■ **Extracted data**
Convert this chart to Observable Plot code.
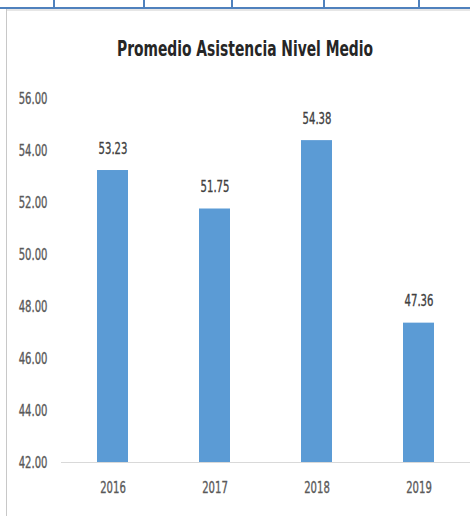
<!DOCTYPE html>
<html>
<head>
<meta charset="utf-8">
<script src="https://cdn.jsdelivr.net/npm/d3@7"></script>
<script src="https://cdn.jsdelivr.net/npm/@observablehq/plot@0.6"></script>
<style>
  html, body { margin: 0; padding: 0; background: #fff; }
  #wrap { position: relative; width: 470px; height: 516px; overflow: hidden; background: #fff; }
  .bl { position: absolute; background: #4F81BD; }
  #frameL { position: absolute; left: 6px; top: 9px; width: 1px; height: 507px; background: #c8c8c8; }
  #frameT { position: absolute; left: 6px; top: 9px; width: 464px; height: 2px; background: #e6e6e6; }
  #title { position: absolute; left: 10px; width: 470px; top: 36px; text-align: center;
    font-family: "DejaVu Sans Condensed", "Liberation Sans Narrow", sans-serif; font-weight: bold;
    font-size: 22px; line-height: 26px; color: #262626; transform: scaleX(0.7); transform-origin: 50% 0; }
  #chart { position: absolute; left: 0; top: 0; }
</style>
</head>
<body>
<div id="wrap">
  <div class="bl" style="left:0;top:7px;width:470px;height:2px"></div>
  <div class="bl" style="left:53px;top:0;width:2px;height:8px"></div>
  <div class="bl" style="left:143px;top:0;width:2px;height:8px"></div>
  <div class="bl" style="left:231px;top:0;width:2px;height:8px"></div>
  <div class="bl" style="left:323px;top:0;width:2px;height:8px"></div>
  <div class="bl" style="left:418px;top:0;width:2px;height:8px"></div>
  <div id="frameT"></div>
  <div id="frameL"></div>
  <div id="chart"></div>
  <div id="title">Promedio Asistencia Nivel Medio</div>
</div>
<script>
const years = ["2016", "2017", "2018", "2019"];
const values = [53.23, 51.75, 54.38, 47.36];
const yTicks = [42, 44, 46, 48, 50, 52, 54, 56];
const title = "Promedio Asistencia Nivel Medio";

const data = years.map((y, i) => ({year: y, value: values[i]}));
const font = "'DejaVu Sans Condensed', 'Liberation Sans Narrow', sans-serif";

const chart = Plot.plot({
  width: 470,
  height: 516,
  marginTop: 98,
  marginBottom: 54,
  marginLeft: 61,
  marginRight: 0,
  style: {fontFamily: font, background: "transparent", overflow: "visible"},
  x: {domain: years, paddingInner: 0.7, paddingOuter: 0.35, label: null},
  y: {domain: [42, 56], label: null},
  marks: [
    Plot.barY(data, {x: "year", y1: 42, y2: "value", fill: "#5B9BD5"}),
    Plot.ruleY([42], {stroke: "#d9d9d9", strokeWidth: 1}),
    Plot.axisY({ticks: yTicks, tickFormat: d3.format(".2f"), tickSize: 0, tickPadding: 14,
      fontSize: 16, fill: "#595959", label: null}),
    Plot.axisX({tickSize: 0, tickPadding: 19, fontSize: 16, fill: "#595959", label: null}),
    Plot.text(data, {x: "year", y: "value", text: d => d3.format(".2f")(d.value),
      lineAnchor: "bottom", dy: -17, fontSize: 16, fill: "#404040"})
  ]
});
document.getElementById("chart").appendChild(chart);
// condense glyphs horizontally (reference uses a narrow face) and thicken slightly
chart.querySelectorAll("text").forEach(el => {
  const L = el.getComputedTextLength();
  if (L > 0) {
    el.setAttribute("textLength", (L * 0.7).toFixed(1));
    el.setAttribute("lengthAdjust", "spacingAndGlyphs");
  }
  const fill = getComputedStyle(el).fill;
  el.style.stroke = fill;
  el.style.strokeWidth = "0.35px";
});
</script>
</body>
</html>
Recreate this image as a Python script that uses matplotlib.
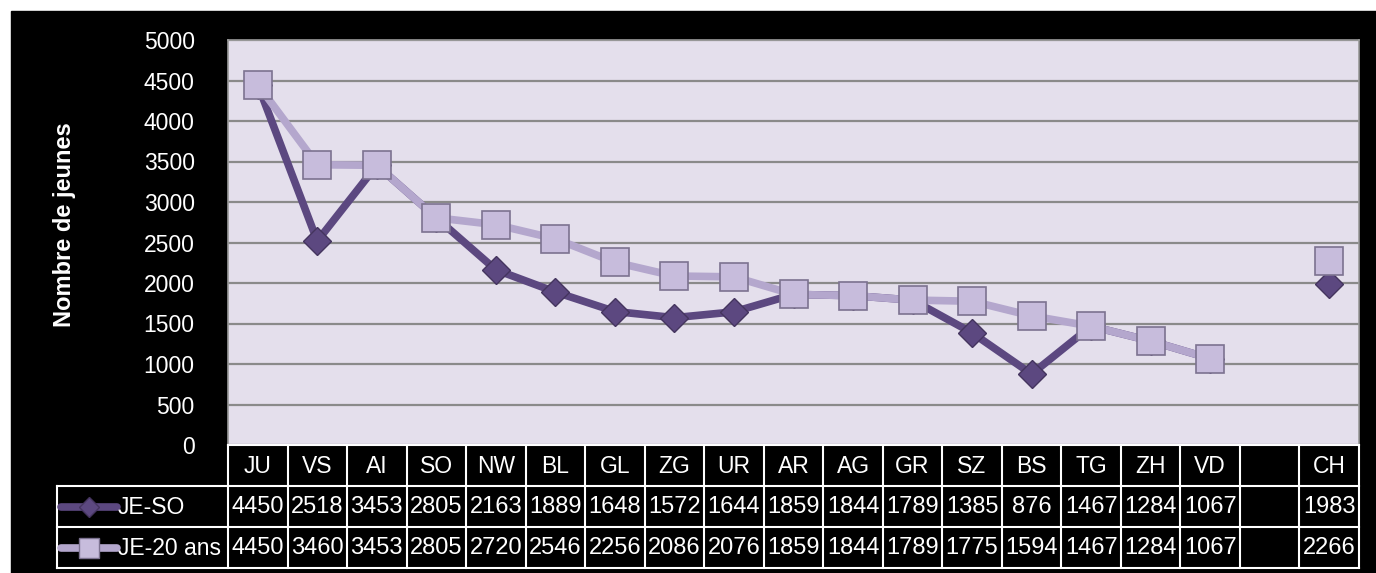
import numpy as np
import matplotlib
matplotlib.use('Agg')
import matplotlib.pyplot as plt
from matplotlib.patches import Rectangle
from matplotlib.lines import Line2D

cantons = ['JU', 'VS', 'AI', 'SO', 'NW', 'BL', 'GL', 'ZG', 'UR', 'AR', 'AG', 'GR',
           'SZ', 'BS', 'TG', 'ZH', 'VD', '', 'CH']
je_so = [4450, 2518, 3453, 2805, 2163, 1889, 1648, 1572, 1644, 1859, 1844, 1789,
         1385, 876, 1467, 1284, 1067, np.nan, 1983]
je_20 = [4450, 3460, 3453, 2805, 2720, 2546, 2256, 2086, 2076, 1859, 1844, 1789,
         1775, 1594, 1467, 1284, 1067, np.nan, 2266]
series_names = ['JE-SO', 'JE-20 ans']

plt.rcParams['font.family'] = ['Liberation Sans', 'DejaVu Sans']

W, H = 1376, 573
fig = plt.figure(figsize=(W / 100, H / 100), dpi=100, facecolor='white')
fig.patches.append(Rectangle((11 / W, 0), 1 - 11 / W, 1 - 11 / H,
                             transform=fig.transFigure, color='black', zorder=-10))

dark = '#5c4880'
dark_edge = '#44345e'
light = '#b4a7cd'
light_fill = '#c7bcdc'
light_edge = '#7c7290'

x0, x1 = 228, 1359
y_top, y_zero, y_bot = 40, 445, 568
ax = fig.add_axes([x0 / W, (H - y_zero) / H, (x1 - x0) / W, (y_zero - y_top) / H])
ax.set_facecolor('#e4dfec')
x = np.arange(len(cantons))
ax.set_xlim(-0.5, len(cantons) - 0.5)
ax.set_ylim(0, 5000)
ax.set_yticks(range(0, 5001, 500))
ax.set_xticks([])
ax.grid(axis='y', color='#8a8a8a', linewidth=1.6)
ax.set_axisbelow(True)
ax.tick_params(axis='y', length=0, colors='white', labelsize=16.5, pad=24)
for s in ax.spines.values():
    s.set_color('#9a9a9a')
    s.set_linewidth(1.2)

ax.plot(x, je_so, color=dark, linewidth=5.5, marker='D', markersize=14,
        markerfacecolor=dark, markeredgecolor=dark_edge, markeredgewidth=1, zorder=3)
ax.plot(x, je_20, color=light, linewidth=5.5, marker='s', markersize=19.5,
        markerfacecolor=light_fill, markeredgecolor=light_edge, markeredgewidth=1.2, zorder=4)

fig.text(65 / W, (H - 225) / H, 'Nombre de jeunes', rotation=90, color='white',
         fontsize=17, fontweight='bold', ha='center', va='center')

# data table under the plot
tax = fig.add_axes([x0 / W, (H - y_bot) / H, (x1 - x0) / W, (y_bot - y_zero) / H])
tax.set_xlim(-0.5, len(cantons) - 0.5)
tax.set_ylim(3, 0)
tax.axis('off')
unit = (x1 - x0) / len(cantons)
left = -0.5 - (x0 - 57) / unit
lw = 1.5
for i, c in enumerate(cantons):
    tax.text(i, 0.52, c, color='white', fontsize=16.5, ha='center', va='center')
    tax.text(i, 1.52, '' if np.isnan(je_so[i]) else f'{int(je_so[i])}', color='white',
             fontsize=17, ha='center', va='center')
    tax.text(i, 2.52, '' if np.isnan(je_20[i]) else f'{int(je_20[i])}', color='white',
             fontsize=17, ha='center', va='center')
for k in range(len(cantons) + 1):
    tax.plot([k - 0.5, k - 0.5], [0, 3], color='white', lw=lw, clip_on=False)
tax.plot([-0.5, len(cantons) - 0.5], [0, 0], color='white', lw=lw, clip_on=False)
for r in (1, 2, 3):
    tax.plot([left, len(cantons) - 0.5], [r, r], color='white', lw=lw, clip_on=False)
tax.plot([left, left], [1, 3], color='white', lw=lw, clip_on=False)

key_a = left + 4 / unit
key_b = left + 60 / unit
styles = [(dark, 'D', 10, dark, dark_edge), (light, 's', 14, light_fill, light_edge)]
for r, (name, (col, mk, ms, fc, ec)) in enumerate(zip(series_names, styles)):
    yy = 1.5 + r
    tax.add_line(Line2D([key_a, key_b], [yy, yy], color=col, lw=5.5, solid_capstyle='round',
                        clip_on=False))
    tax.add_line(Line2D([(key_a + key_b) / 2], [yy], marker=mk, markersize=ms,
                        markerfacecolor=fc, markeredgecolor=ec, clip_on=False))
    tax.text(key_b + 1 / unit, yy + 0.02, name, color='white', fontsize=16.5,
             ha='left', va='center')

fig.savefig('out.png', dpi=100, facecolor=fig.get_facecolor())
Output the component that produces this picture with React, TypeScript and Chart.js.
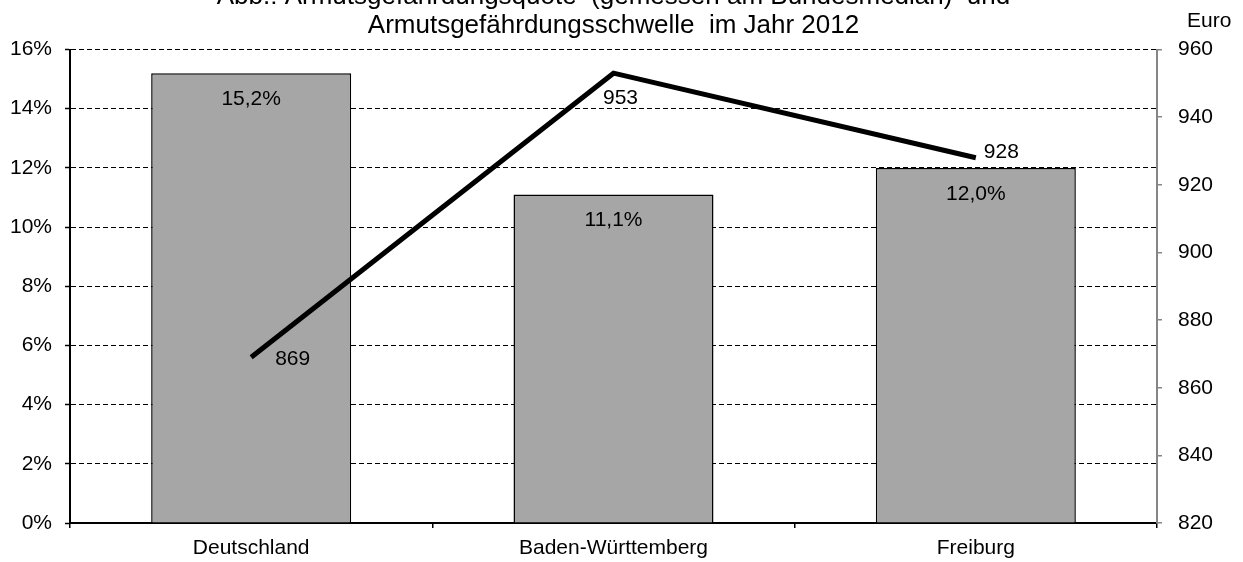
import React, { useEffect, useRef } from "react";
import { Chart, registerables } from "chart.js";

Chart.register(...registerables);

const categories = ["Deutschland", "Baden-Württemberg", "Freiburg"];
const quoteValues = [15.2, 11.1, 12.0];
const schwelleValues = [869, 953, 928];
const titleLines = [
  "Abb.: Armutsgefährdungsquote  (gemessen am Bundesmedian)  und",
  "Armutsgefährdungsschwelle  im Jahr 2012",
];
const rightAxisTitle = "Euro";

const FONT = "'Liberation Sans', Arial, sans-serif";

const fmtPct = (v: number) => v.toFixed(1).replace(".", ",") + "%";

const labelPlugin = {
  id: "customLabels",
  afterDatasetsDraw(chart: any) {
    const ctx = chart.ctx;
    ctx.save();
    ctx.fillStyle = "#000";
    ctx.font = `21px ${FONT}`;
    ctx.textBaseline = "middle";
    const barMeta = chart.getDatasetMeta(0);
    barMeta.data.forEach((el: any, i: number) => {
      ctx.textAlign = "center";
      ctx.fillText(fmtPct(quoteValues[i]), el.x, el.y + 26);
    });
    const lineMeta = chart.getDatasetMeta(1);
    const offsets = [
      { dx: 24, dy: 2, align: "left" },
      { dx: 7, dy: 25, align: "center" },
      { dx: 8, dy: -6, align: "left" },
    ];
    lineMeta.data.forEach((el: any, i: number) => {
      const o = offsets[i];
      ctx.textAlign = o.align;
      ctx.fillText(String(schwelleValues[i]), el.x + o.dx, el.y + o.dy);
    });
    ctx.restore();
  },
  afterDraw(chart: any) {
    const ctx = chart.ctx;
    const area = chart.chartArea;
    ctx.save();
    ctx.fillStyle = "#000";
    ctx.textBaseline = "alphabetic";
    ctx.textAlign = "center";
    ctx.font = `26px ${FONT}`;
    const cx = (area.left + area.right) / 2;
    ctx.fillText(titleLines[0], cx, 4);
    ctx.fillText(titleLines[1], cx, 33);
    ctx.textAlign = "left";
    ctx.font = `21px ${FONT}`;
    ctx.fillText(rightAxisTitle, area.right + 30, 27);
    ctx.restore();
  },
};

export default function App() {
  const ref = useRef<HTMLCanvasElement | null>(null);
  useEffect(() => {
    if (!ref.current) return;
    const chart = new Chart(ref.current, {
      type: "bar",
      data: {
        labels: categories,
        datasets: [
          {
            type: "bar",
            label: "Armutsgefährdungsquote",
            data: quoteValues,
            yAxisID: "y",
            backgroundColor: "#a6a6a6",
            borderColor: "#000",
            borderWidth: 1.5,
            barPercentage: 0.552,
            categoryPercentage: 1,
            order: 2,
          },
          {
            type: "line",
            label: "Armutsgefährdungsschwelle",
            data: schwelleValues,
            yAxisID: "y1",
            borderColor: "#000",
            borderWidth: 5,
            pointRadius: 0,
            fill: false,
            tension: 0,
            borderJoinStyle: "miter",
            order: 1,
          } as any,
        ],
      },
      options: {
        responsive: false,
        animation: false,
        layout: { padding: { top: 49.5, left: 0, right: 0, bottom: 0 } },
        plugins: {
          legend: { display: false },
          title: { display: false },
          tooltip: { enabled: false },
        },
        scales: {
          x: {
            offset: true,
            grid: {
              offset: true,
              drawOnChartArea: false,
              drawTicks: true,
              tickLength: 5,
              color: "#000",
              lineWidth: 1.5,
            },
            border: { display: true, color: "#000", width: 2 },
            ticks: {
              color: "#000",
              font: { family: FONT, size: 21 },
              padding: 8,
              maxRotation: 0,
            },
            afterFit: (s: any) => {
              s.height = 562 - 523;
            },
          },
          y: {
            position: "left",
            min: 0,
            max: 16,
            ticks: {
              stepSize: 2,
              color: "#000",
              font: { family: FONT, size: 21 },
              padding: 13,
              callback: (v: any) => v + "%",
            },
            grid: {
              color: "#000",
              lineWidth: 1,
              drawTicks: true,
              tickLength: 5,
              tickColor: "#000",
              tickWidth: 1.5,
              tickBorderDash: [],
            },
            border: { display: true, color: "#000", width: 2, dash: [5, 3] },
            afterFit: (s: any) => {
              s.width = 70;
            },
          },
          y1: {
            position: "right",
            min: 820,
            max: 960,
            ticks: {
              stepSize: 20,
              color: "#000",
              font: { family: FONT, size: 21 },
              padding: 16,
            },
            grid: {
              drawOnChartArea: false,
              drawTicks: true,
              tickLength: 5,
              color: "#868686",
              lineWidth: 1.5,
            },
            border: { display: true, color: "#868686", width: 2 },
            afterFit: (s: any) => {
              s.width = 1243 - 1157;
            },
          },
        },
      },
      plugins: [labelPlugin],
    });
    return () => chart.destroy();
  }, []);
  return (
    <div style={{ position: "absolute", left: 0, top: 0, width: 1243, height: 562, background: "#fff" }}>
      <canvas ref={ref} width={1243} height={562} style={{ display: "block" }} />
    </div>
  );
}
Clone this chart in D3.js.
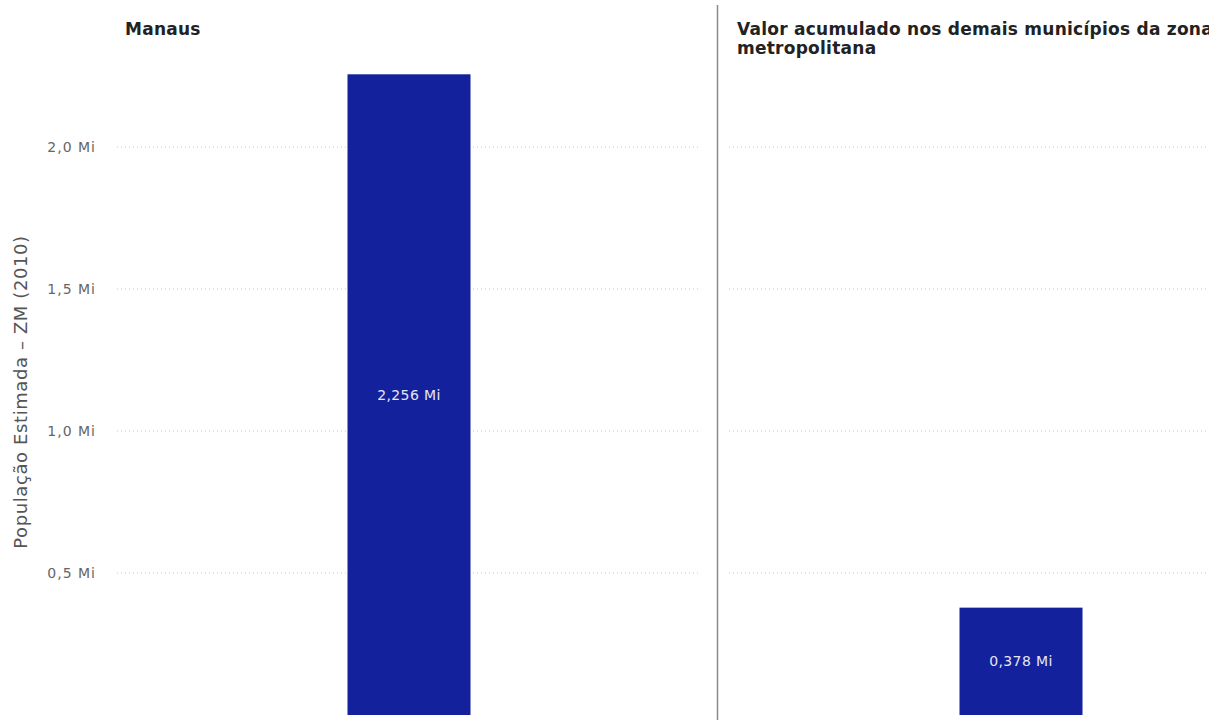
<!DOCTYPE html>
<html>
<head>
<meta charset="utf-8">
<script src="https://cdn.jsdelivr.net/npm/d3@7"></script>
<style>
  html, body { margin: 0; padding: 0; background: #fff; }
  svg { display: block; }
</style>
</head>
<body>
<svg id="chart" width="1209" height="720"></svg>
<script>
// Panels (one category each) and estimated population, in millions
const panelTitles = [
  ["Manaus"],
  ["Valor acumulado nos demais municípios da zona", "metropolitana"]
];
const categories = ["Manaus", "Demais municípios"];
const populationMi = [2.256, 0.378];
const tickValues = [0.5, 1.0, 1.5, 2.0];
const axisTitle = "População Estimada – ZM (2010)";

const fmt = v => d3.format(".1f")(v).replace(".", ",") + " Mi";
const fmtBar = v => d3.format(".3f")(v).replace(".", ",") + " Mi";

const svg = d3.select("#chart");
const W = 1209, H = 720;

const y = d3.scaleLinear().domain([0, 2.5]).range([715, 715 - 2.5 * 284]);

// Horizontal extents of each panel's plot area
const panelRanges = [[117, 701], [729, 1313]];
const barColor = "#14219c";
const font = "'DejaVu Sans', sans-serif";

// Y-axis tick labels (left panel only)
const yAxis = d3.axisLeft(y).tickValues(tickValues).tickFormat(fmt).tickSize(0).tickPadding(0);
const gAxis = svg.append("g").attr("transform", "translate(96,0)").call(yAxis);
gAxis.select(".domain").remove();
gAxis.selectAll("text")
  .attr("fill", "#666")
  .style("font-family", font)
  .style("font-size", "14px")
  .style("letter-spacing", "1px");

// Axis title
svg.append("text")
  .attr("transform", `translate(27,${392}) rotate(-90)`)
  .attr("text-anchor", "middle")
  .attr("fill", "#555")
  .style("font-family", font)
  .style("font-size", "18px")
  .style("letter-spacing", "0.6px")
  .text(axisTitle);

categories.forEach((cat, i) => {
  const [x0, x1] = panelRanges[i];
  const x = d3.scaleBand().domain([cat]).range([x0, x1]).paddingInner(0).paddingOuter(1.874);
  const g = svg.append("g");

  // Dotted gridlines
  g.selectAll("line.grid")
    .data(tickValues)
    .join("line")
    .attr("class", "grid")
    .attr("x1", x0).attr("x2", Math.min(x1, W))
    .attr("y1", d => y(d)).attr("y2", d => y(d))
    .attr("stroke", "#c8c8c8")
    .attr("stroke-width", 1)
    .attr("stroke-dasharray", "1,3");

  // Bar
  g.append("rect")
    .attr("x", x(cat))
    .attr("width", x.bandwidth())
    .attr("y", y(populationMi[i]))
    .attr("height", y(0) - y(populationMi[i]))
    .attr("fill", barColor);

  // Value label inside bar
  g.append("text")
    .attr("x", x(cat) + x.bandwidth() / 2)
    .attr("y", (y(populationMi[i]) + y(0)) / 2)
    .attr("dy", "0.35em")
    .attr("text-anchor", "middle")
    .attr("fill", "#e4e6f2")
    .style("font-family", font)
    .style("font-size", "14px")
    .style("letter-spacing", "0.4px")
    .text(fmtBar(populationMi[i]));

  // Panel title
  const t = g.append("text")
    .attr("x", x0 + 8)
    .attr("y", 35)
    .attr("fill", "#222")
    .style("font-family", font)
    .style("font-size", "17px")
    .style("font-weight", "bold")
    .style("letter-spacing", "0.25px");
  panelTitles[i].forEach((line, k) => {
    t.append("tspan").attr("x", x0 + 8).attr("dy", k === 0 ? 0 : "1.1em").text(line);
  });
});

// Separator between panels
svg.append("line")
  .attr("x1", 717.5).attr("x2", 717.5)
  .attr("y1", 5).attr("y2", H)
  .attr("stroke", "#8a8a8a")
  .attr("stroke-width", 1.5);
</script>
</body>
</html>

■ **Stated task**
The first line to give again is the one with "Recreate this image", and the last is the one with "from matplotlib.lines import Line2D". Repeat them and everything between exactly, minus the pictures.

■ **Solution to this task**
Recreate this image as a Python script that uses matplotlib.
import numpy as np
import matplotlib
matplotlib.use('Agg')
import matplotlib.pyplot as plt
from matplotlib.patches import Rectangle
from matplotlib.lines import Line2D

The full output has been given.